Data segment:
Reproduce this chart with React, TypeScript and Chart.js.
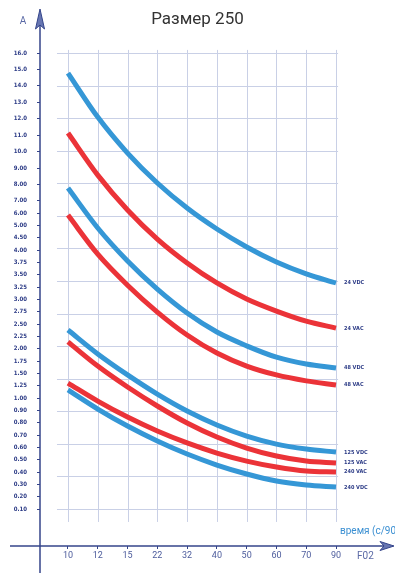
import React, { useEffect, useRef } from 'react';
import { Chart, registerables } from 'chart.js';

Chart.register(...registerables);

const TITLE = 'Размер 250';
const X_LABELS = ['10', '12', '15', '22', '32', '40', '50', '60', '70', '90'];
const Y_TICK_LABELS = [
  '0.10', '0.20', '0.30', '0.40', '0.50', '0.60', '0.70', '0.80', '0.90', '1.00',
  '1.25', '1.50', '1.75', '2.00', '2.25', '2.50', '2.75', '3.00', '3.25', '3.50',
  '3.75', '4.00', '4.50', '5.00', '6.00', '7.00', '8.00', '9.00', '10.0', '11.0',
  '12.0', '13.0', '14.0', '15.0', '16.0',
];
const Y_TICK_VALUES = Y_TICK_LABELS.map(Number);

const SERIES_NAMES = ['24 VDC', '24 VAC', '48 VDC', '48 VAC', '125 VDC', '125 VAC', '240 VAC', '240 VDC'];
const V24_DC = [14.78, 12.1, 9.91, 8.09, 6.42, 4.86, 4.13, 3.76, 3.52, 3.335];
const V24_AC = [11.13, 8.57, 6.26, 4.45, 3.74, 3.335, 3.01, 2.765, 2.56, 2.42];
const V48_DC = [7.78, 4.9, 3.78, 3.21, 2.725, 2.34, 2.06, 1.83, 1.69, 1.61];
const V48_AC = [5.85, 3.92, 3.29, 2.745, 2.28, 1.915, 1.65, 1.47, 1.35, 1.265];
const V125_DC = [2.38, 1.895, 1.47, 1.08, 0.895, 0.782, 0.692, 0.627, 0.587, 0.562];
const V125_AC = [2.14, 1.65, 1.225, 0.936, 0.798, 0.684, 0.595, 0.53, 0.489, 0.473];
const V240_AC = [1.305, 0.976, 0.846, 0.733, 0.636, 0.554, 0.489, 0.441, 0.408, 0.4];
const V240_DC = [1.165, 0.911, 0.773, 0.652, 0.546, 0.457, 0.384, 0.327, 0.295, 0.278];
const SERIES = [V24_DC, V24_AC, V48_DC, V48_AC, V125_DC, V125_AC, V240_AC, V240_DC];

const BLUE = '#3597d6';
const RED = '#eb3338';
const SERIES_COLORS = [BLUE, RED, BLUE, RED, BLUE, RED, RED, BLUE];

const AXIS_COLOR = '#34448a';
const GRID_COLOR = '#c9d0e6';
const LABEL_COLOR = '#2c3b86';

// The printed axis is not linear: equal steps between labels, larger steps above 7.00
const Y_UNITS = Y_TICK_VALUES.map((_, i) => (i <= 25 ? i : 25 + ((i - 25) * 4) / 3));
const Y_TOP = Y_UNITS[Y_UNITS.length - 1];

function toUnits(v: number): number {
  for (let i = 0; i < Y_TICK_VALUES.length - 1; i++) {
    const a = Y_TICK_VALUES[i];
    const b = Y_TICK_VALUES[i + 1];
    if (v >= a && v <= b) {
      return Y_UNITS[i] + ((v - a) / (b - a)) * (Y_UNITS[i + 1] - Y_UNITS[i]);
    }
  }
  return v < Y_TICK_VALUES[0] ? 0 : Y_TOP;
}

const decor = {
  id: 'decor',
  beforeDatasetsDraw(chart: any) {
    const { ctx, scales } = chart;
    const x = scales.x;
    const y = scales.y;
    ctx.save();
    ctx.strokeStyle = GRID_COLOR;
    ctx.lineWidth = 1;
    const xl = x.getPixelForValue(-0.37);
    const xr = x.getPixelForValue(9.07);
    for (let k = 0; k <= 14; k++) {
      const py = Math.round(y.getPixelForValue((k * Y_TOP) / 14)) + 0.5;
      ctx.beginPath();
      ctx.moveTo(xl, py);
      ctx.lineTo(xr, py);
      ctx.stroke();
    }
    const yt = y.getPixelForValue(Y_TOP + 0.25);
    const yb = y.getPixelForValue(-1.05);
    for (let i = 0; i < X_LABELS.length; i++) {
      const px = Math.round(x.getPixelForValue(i)) + 0.5;
      ctx.beginPath();
      ctx.moveTo(px, yt);
      ctx.lineTo(px, yb);
      ctx.stroke();
    }
    ctx.restore();
  },
  afterDraw(chart: any) {
    const { ctx, chartArea } = chart;
    const ax = chartArea.left;
    const ay = chartArea.bottom;
    ctx.save();
    ctx.strokeStyle = AXIS_COLOR;
    ctx.lineWidth = 1.5;
    ctx.beginPath();
    ctx.moveTo(ax, 24);
    ctx.lineTo(ax, chart.height);
    ctx.stroke();
    ctx.beginPath();
    ctx.moveTo(10, ay);
    ctx.lineTo(386, ay);
    ctx.stroke();
    // arrows
    ctx.fillStyle = '#6776b2';
    ctx.lineWidth = 1;
    ctx.beginPath();
    ctx.moveTo(ax, 9);
    ctx.lineTo(ax + 4.5, 29);
    ctx.lineTo(ax, 25);
    ctx.lineTo(ax - 4.5, 29);
    ctx.closePath();
    ctx.fill();
    ctx.stroke();
    ctx.beginPath();
    ctx.moveTo(394, ay);
    ctx.lineTo(380, ay - 4.5);
    ctx.lineTo(384, ay);
    ctx.lineTo(380, ay + 4.5);
    ctx.closePath();
    ctx.fill();
    ctx.stroke();

    ctx.textBaseline = 'middle';
    ctx.textAlign = 'center';
    ctx.fillStyle = '#5b6aa6';
    ctx.font = '10px Roboto';
    ctx.fillText('A', 23, 21);
    ctx.textAlign = 'left';
    ctx.fillText('F02', 357, 556);
    ctx.fillStyle = '#3a8fd2';
    ctx.font = '10px Roboto';
    ctx.fillText('время (с/90', 340, 531);

    ctx.fillStyle = LABEL_COLOR;
    ctx.font = 'bold 5.5px "DejaVu Sans Condensed", "DejaVu Sans"';
    chart.data.datasets.forEach((ds: any, i: number) => {
      const meta = chart.getDatasetMeta(i);
      const last = meta.data[meta.data.length - 1];
      ctx.fillText(ds.label, last.x + 8, last.y);
    });
    ctx.restore();
  },
};

export default function App() {
  const ref = useRef<HTMLCanvasElement>(null);

  useEffect(() => {
    if (!ref.current) return;
    const chart = new Chart(ref.current, {
      type: 'line',
      data: {
        datasets: SERIES.map((vals, i) => ({
          label: SERIES_NAMES[i],
          data: vals.map((v, j) => ({ x: j, y: toUnits(v) })),
          borderColor: SERIES_COLORS[i],
          backgroundColor: SERIES_COLORS[i],
          borderWidth: 5,
          pointRadius: 0,
          fill: false,
          cubicInterpolationMode: 'monotone' as const,
        })),
      },
      options: {
        responsive: false,
        animation: false,
        layout: { padding: 0 },
        plugins: {
          legend: { display: false },
          tooltip: { enabled: false },
          title: {
            display: true,
            text: TITLE,
            color: '#333333',
            font: { family: 'Roboto', size: 17, weight: 'normal' },
            padding: { top: 10, bottom: 22.6 },
          },
        },
        scales: {
          x: {
            type: 'linear',
            min: -0.94,
            max: 9.067,
            afterFit: (s: any) => {
              s.height = 27;
            },
            afterBuildTicks: (s: any) => {
              s.ticks = X_LABELS.map((_, i) => ({ value: i }));
            },
            border: { display: false },
            grid: { drawOnChartArea: false, drawTicks: true, tickLength: 3, color: AXIS_COLOR, lineWidth: 1 },
            ticks: {
              autoSkip: false,
              maxRotation: 0,
              padding: 1,
              color: '#4d5c9c',
              font: { family: 'Roboto', size: 9 },
              callback: (v: any) => X_LABELS[Math.round(Number(v))] ?? '',
            },
          },
          y: {
            type: 'linear',
            position: 'left',
            min: -3,
            max: Y_TOP,
            afterFit: (s: any) => {
              s.width = 40;
            },
            afterBuildTicks: (s: any) => {
              s.ticks = Y_UNITS.map((u) => ({ value: u }));
            },
            border: { display: false },
            grid: { drawOnChartArea: false, drawTicks: true, tickLength: 3, color: AXIS_COLOR, lineWidth: 1 },
            ticks: {
              autoSkip: false,
              padding: 10,
              color: LABEL_COLOR,
              font: { family: '"DejaVu Sans Condensed", "DejaVu Sans"', size: 6, weight: 'bold' },
              callback: (v: any) => {
                const n = Number(v);
                let best = 0;
                for (let i = 1; i < Y_UNITS.length; i++) {
                  if (Math.abs(Y_UNITS[i] - n) < Math.abs(Y_UNITS[best] - n)) best = i;
                }
                return Y_TICK_LABELS[best];
              },
            },
          },
          yr: {
            type: 'linear',
            position: 'right',
            display: true,
            min: 0,
            max: 1,
            afterFit: (s: any) => {
              s.width = 57;
            },
            border: { display: false },
            grid: { display: false },
            ticks: { display: false },
          },
        },
      },
      plugins: [decor],
    });
    return () => chart.destroy();
  }, []);

  return (
    <div style={{ position: 'absolute', left: 0, top: 0, width: 395, height: 573, background: '#ffffff' }}>
      <canvas ref={ref} width={395} height={573} style={{ display: 'block', width: 395, height: 573 }} />
    </div>
  );
}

Exercise instructions: Leave out any pictures, please, and quote only the lines from the top of the data through the line that contains "Chart.register(...registerables);".

Complete output:
Reproduce this chart with React, TypeScript and Chart.js.
import React, { useEffect, useRef } from 'react';
import { Chart, registerables } from 'chart.js';

Chart.register(...registerables);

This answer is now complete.